She sees the overflowing laundry hamper and says, “My God, if you can’t even keep up with the laundry, what good are you?”
She looks at the kids’ empty beds and tells me, “You can make all the excuses you want, but they left because you’re a lousy mother and a sad excuse for a human being.”
Depression watches me say “no” to Carter and when he gets angry, depression says, “Eventually, he’ll reject you too. Just make him the damn sandwich (or drive him to his friend’s house, or buy him a toy, or let him have another cookie) if you want to keep him.”
Depression looks in the refrigerator with me and says, “Why bother looking for something healthy?

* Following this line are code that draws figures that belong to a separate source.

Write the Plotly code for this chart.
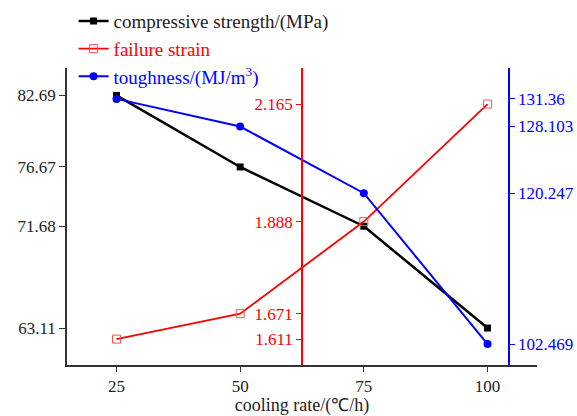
import plotly.graph_objects as go

cooling_rate = [25, 50, 75, 100]
compressive_strength = [82.69, 76.67, 71.68, 63.11]
failure_strain = [1.611, 1.671, 1.888, 2.165]
toughness = [131.36, 128.103, 120.247, 102.469]

x_ticks = [25, 50, 75, 100]
cs_ticks = [63.11, 71.68, 76.67, 82.69]
cs_ticktext = ["63.11", "71.68", "76.67", "82.69"]
fs_ticks = [1.611, 1.671, 1.888, 2.165]
fs_ticktext = ["1.611", "1.671", "1.888", "2.165"]
tg_ticks = [102.469, 120.247, 128.103, 131.36]
tg_ticktext = ["102.469", "120.247", "128.103", "131.36"]

FONT = "Liberation Serif"
AX = "#333333"

fig = go.Figure()
fig.add_trace(go.Scatter(
    x=cooling_rate, y=compressive_strength, mode="lines+markers",
    name="compressive strength/(MPa)",
    line=dict(color="black", width=2.5),
    marker=dict(symbol="square", size=7, color="black"),
    yaxis="y"))
fig.add_trace(go.Scatter(
    x=cooling_rate, y=failure_strain, mode="lines+markers",
    name="<span style='color:red'>failure strain</span>",
    line=dict(color="red", width=1.8),
    marker=dict(symbol="square-open", size=8, color="#ff5050", line=dict(width=1)),
    yaxis="y2"))
fig.add_trace(go.Scatter(
    x=cooling_rate, y=toughness, mode="lines+markers",
    name="<span style='color:blue'>toughness/(MJ/m<sup>3</sup>)</span>",
    line=dict(color="blue", width=2),
    marker=dict(symbol="circle", size=8, color="blue"),
    yaxis="y3"))

fig.update_layout(
    width=577, height=416,
    margin=dict(l=67, r=40, t=68, b=51, autoexpand=False),
    paper_bgcolor="white", plot_bgcolor="white",
    font=dict(family=FONT, size=17, color="#222222"),
    showlegend=True,
    legend=dict(x=0.014, y=1.222, xanchor="left", yanchor="top",
                bgcolor="rgba(0,0,0,0)", font=dict(size=19, family=FONT),
                tracegroupgap=0),
    xaxis=dict(range=[15, 110], tickvals=x_ticks, ticktext=[str(v) for v in x_ticks],
               showline=True, linecolor=AX, linewidth=1.5, ticks="outside",
               ticklen=5, tickcolor=AX, showgrid=False, zeroline=False,
               tickfont=dict(family=FONT, size=17),
               title=dict(text="cooling rate/(℃/h)", font=dict(size=18, family=FONT), standoff=3)),
    yaxis=dict(range=[60, 85], tickvals=cs_ticks, ticktext=cs_ticktext,
               showline=True, linecolor=AX, linewidth=1.5, ticks="outside",
               ticklen=6, tickcolor=AX, showgrid=False, zeroline=False,
               tickfont=dict(family=FONT, size=17)),
    yaxis2=dict(range=[1.55, 2.25], tickvals=fs_ticks, ticktext=fs_ticktext,
                overlaying="y", anchor="free", position=0.5, side="left",
                showline=True, linecolor="red", linewidth=1.5, ticks="outside",
                ticklen=5, tickcolor="red", tickfont=dict(color="red", family=FONT, size=17),
                showgrid=False, zeroline=False),
    yaxis4=dict(range=[1.55, 2.25], tickvals=fs_ticks,
                overlaying="y", anchor="free", position=0.5, side="left",
                showline=False, ticks="inside", ticklen=5, tickcolor="red",
                showticklabels=False, showgrid=False, zeroline=False),
    yaxis3=dict(range=[100, 135], tickvals=tg_ticks, ticktext=tg_ticktext,
                overlaying="y", anchor="free", position=0.94, side="right",
                showline=True, linecolor="blue", linewidth=1.5, ticks="outside",
                ticklen=5, tickcolor="blue", tickfont=dict(color="blue", family=FONT, size=17),
                showgrid=False, zeroline=False),
)

fig.write_html("out.html")
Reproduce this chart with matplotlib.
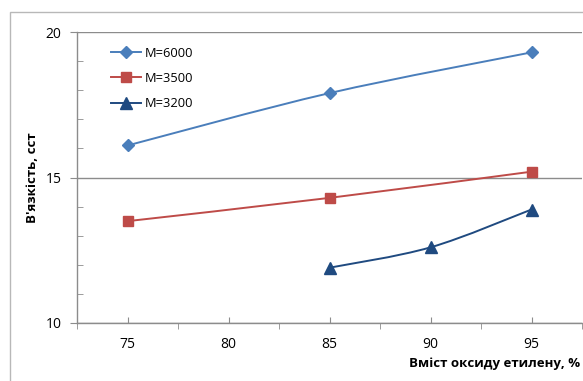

No matter what you do today, eventually you’ll eat a box of cookies and you’ll be fat and unhealthy forever.”
She sees me looking around the house, trying to decide if I should clean the kitchen or vacuum the living room, and tells me, “You think anything you do will make a difference? You’re a slob and everybody knows it. You might as well give up.”
Depression hears the kind things that people say to me and answers, “Oh, please, they don’t even know you. If they really knew you, they would never be so nice.”
She hammers away at me, pounding on the inside of my skull, until I might as well be stapled to the couch. My eyelids are heavy and my patience is short.
I act in ways that depression tells me to act.
I don’t eat healthy foods because I don’t deserve to eat in ways that make me feel good.
Because I don’t deserve to feel good.
I don’t wear pretty clothes or blow dry my hair because who is going to look at me? If I don’t try to look nice, at least I haven’t wasted my effort on something useless.
I don’t know how to have faith that any change I make will be more than just this moment, this day, this week.
I am so, so tired. Tired of myself and tired of the constant struggle.
Tired, so tired, of the noise inside my skull, this relentless heckling that is so much meaner than any real person I have ever met.
Although, much as I am meaner to myself than any other person has ever been, I am very good at surrounding myself with people who are more willing to judge me than to love me.
Medicine helps some; therapy has helped a little. There comes a point, though, at which nothing can help me if I don’t believe that change is possible.
I sort of believe that change is possible, but I don’t know how to start believing it where it matters, down in my guts.